The goal is not just to produce one acceptable part. The goal is to produce the same component consistently, especially as an NPI project moves from prototype to recurring production.
Choosing Between Grades
Choosing between material grades should begin with the performance requirements of the part. If the component is primarily an insulating support in a moderate environment, one grade may be appropriate. If the part must retain insulating and dimensional performance at higher temperatures, another grade may be a better fit. If flame-retardant behavior is important, that requirement should be addressed early rather than added later.
Design teams should also consider geometry. A flat insulating panel, a drilled terminal board, a thin spacer, a machined sleeve, and a load-bearing support may all point toward different material and machining considerations. Thickness, laminate direction, fastener strategy, tolerance stackup, and edge finish can influence both grade selection and manufacturing approach.
In many cases, the best question is not “Which grade should we use?” but “What does this component need to survive, support, isolate, and repeat?”
When to Involve a Material Expert
Electrical and NPI engineers should involve a material expert before finalizing the design when the part has high-voltage requirements, tight tolerances, flame-rating considerations, thermal exposure, moisture exposure, complex machining features, threaded or fastened interfaces, or recurring production demand.

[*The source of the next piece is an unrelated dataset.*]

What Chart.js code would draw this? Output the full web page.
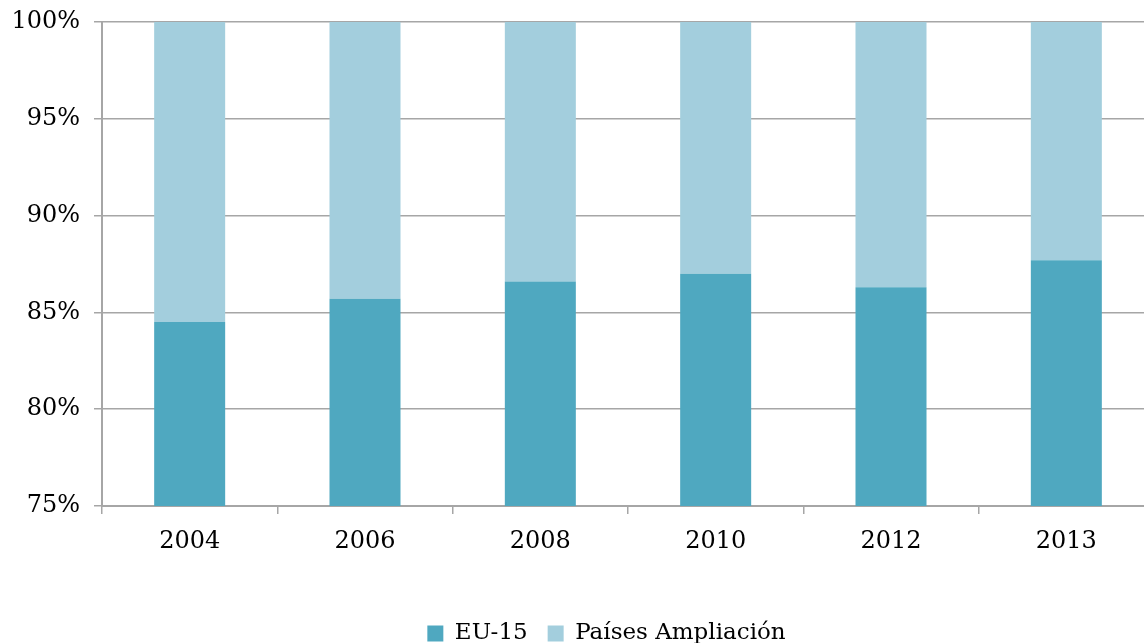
<!DOCTYPE html>
<html lang="es">
    <head>
        <meta charset="UTF-8" />
        <title>EU-15 / Países Ampliación</title>
        <script src="https://cdn.jsdelivr.net/npm/chart.js"></script>
        <style>
            html, body {
                margin: 0;
                padding: 0;
                background: #fff;
                overflow: hidden;
            }
            .chart-container {
                width: 1154px;
                height: 643px;
            }
        </style>
    </head>
    <body>
        <div class="chart-container">
            <canvas id="shareChart"></canvas>
        </div>

        <script>
            const years = ["2004", "2006", "2008", "2010", "2012", "2013"];
            const eu15 = [84.5, 85.7, 86.6, 87.0, 86.3, 87.7];
            const ampliacion = [15.5, 14.3, 13.4, 13.0, 13.7, 12.3];
            const yTicks = [75, 80, 85, 90, 95, 100];

            const gridColor = "#a6a6a6";
            const font = { family: "'DejaVu Serif', serif", size: 24 };

            // the legend sits a bit right of the canvas centre in the original
            const shiftLegend = {
                id: "shiftLegend",
                afterLayout(chart) {
                    chart.legend.left += 29;
                    chart.legend.right += 29;
                },
            };

            new Chart(document.getElementById("shareChart"), {
                type: "bar",
                data: {
                    labels: years,
                    datasets: [
                        {
                            label: "EU-15",
                            data: eu15,
                            backgroundColor: "#4fa8c0",
                            categoryPercentage: 1,
                            barPercentage: 0.405,
                        },
                        {
                            label: "Países Ampliación",
                            data: ampliacion,
                            backgroundColor: "#a3cedd",
                            categoryPercentage: 1,
                            barPercentage: 0.405,
                        },
                    ],
                },
                options: {
                    responsive: true,
                    maintainAspectRatio: false,
                    animation: false,
                    layout: { padding: { top: 0, right: 0, left: 1, bottom: -12 } },
                    plugins: {
                        legend: {
                            position: "bottom",
                            labels: {
                                color: "#000",
                                font: { family: font.family, size: 23 },
                                boxWidth: 16,
                                boxHeight: 16,
                                padding: 20,
                            },
                        },
                        tooltip: { enabled: false },
                    },
                    scales: {
                        x: {
                            stacked: true,
                            grid: {
                                color: gridColor,
                                lineWidth: 1.5,
                                drawOnChartArea: false,
                                offset: true,
                                tickLength: 8,
                            },
                            border: { color: gridColor, width: 2 },
                            ticks: { color: "#000", font: font, padding: 13 },
                            afterFit: (scale) => {
                                scale.height = 96;
                            },
                        },
                        y: {
                            stacked: true,
                            min: yTicks[0],
                            max: yTicks[yTicks.length - 1],
                            afterBuildTicks: (scale) => {
                                scale.ticks = yTicks.map((v) => ({ value: v }));
                            },
                            grid: {
                                color: gridColor,
                                lineWidth: 1.5,
                                tickLength: 8,
                            },
                            border: { color: gridColor, width: 2 },
                            ticks: {
                                color: "#000",
                                font: font,
                                padding: 14,
                                callback: (v) => v + "%",
                            },
                            afterFit: (scale) => {
                                scale.width = 101;
                                scale.paddingTop = 22;
                            },
                        },
                    },
                },
                plugins: [shiftLegend],
            });
        </script>
    </body>
</html>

Early input can help confirm whether the selected material aligns with the operating environment and whether the part geometry is practical to machine repeatedly. It can also help identify better approaches to inserts, bushings, edge finishes, thickness selection, tolerance expectations, and prototype validation.
That early conversation is especially valuable before drawings are locked, materials are specified, or prototypes are ordered. The right material and machining strategy can reduce rework, improve fit, support repeatability, and help NPI teams move from concept to production with fewer surprises.
Thermoset composites are often selected because they bring several requirements together: electrical insulation, mechanical strength, dimensional stability, and machinability. When those requirements are understood early and matched to the right grade and process, machined composite components can become a reliable part of the electrical system, not an afterthought.